Despite this focus on disability in a lot of AI work around the social and the emotional, there is relatively little critique or inquiry within critical data studies or AI. As scholars such as Ashley Shew and Aspen Lillywhite have highlighted, there is extensive (and welcome) inquiry into race and gender as intertwined systems of power in algorithmic thought and work, but a dearth of inquiry into disability.

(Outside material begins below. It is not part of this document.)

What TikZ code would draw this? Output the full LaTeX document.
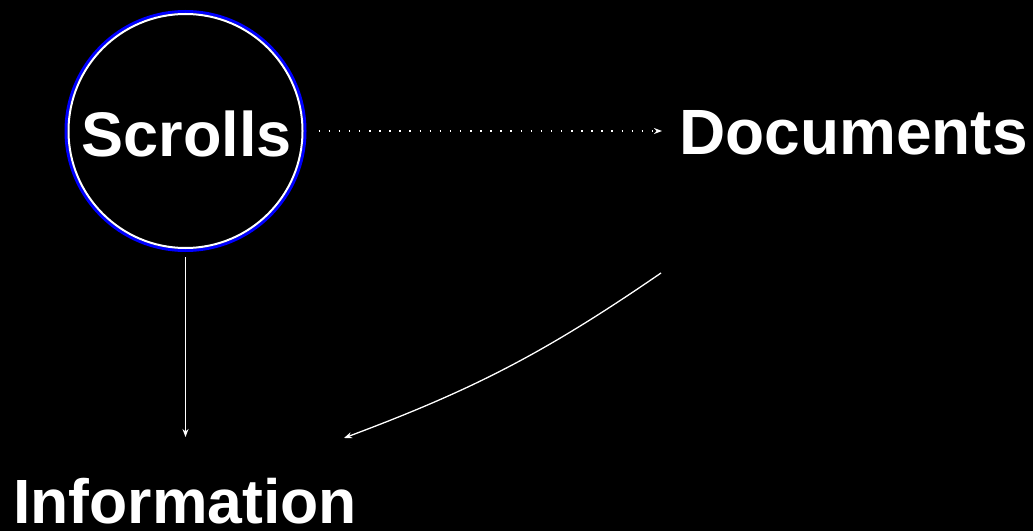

But I don’t suggest this gloss or augmentation solely to address ontological disconnects. My motivation is also that I think it would allow us to more adroitly address some of the critiques and concerns that have arisen from critical disability studies in response to more relational and collective notions of personhood. There is a lot of fantastic feminist and postcolonial work on both, but – for very good reasons – scholars tend to focus on “those who do the work”. A particular site of focus is often care work, given the gendered and racialised aspects of who does this work, and the care workers. But one response from feminist theorists of disability has been, as Sunaura Taylor puts it, to point out that “being ‘cared for’ can be stifling”. A deeply relational and social idea of personhood requires recognising not only the worker, but the subject of the work, and the way that being the subject includes being subject-to. In the case of things like social robots, this means attending not just to the ways that technologies, or human labour, can be made invisible, but the ways that the humanity of the target of that labour can be made to vanish, even in feminist theorising that seeks to render oppressed workers visible.
To end on an optimistic note, as Professor Vora did, there is some work already on this! In particular I would point the audience to Olivia Banner’s brilliant Catalyst paper on “Technopsyence and Afro-Surrealism’s Cripistemologies”, along with Damien Patrick Williams’ paper on “Heavenly Bodies”, which thoughtfully interrogates Harawayan research on cyborg theory through a lens of Black Critical Disability Studies. And beyond scholarly publications – because we should always be going beyond scholarly publications – I am deeply excited by the workshops and projects that Professor Vora has shared in her talk as an opportunity to achieve just these insights. They resonate strongly with the work of Katta Spiel and Cynthia Bennett, who are (together, and apart) doing amazing work in HCI theorising about different ways of exploring futures, and the different futures that might result.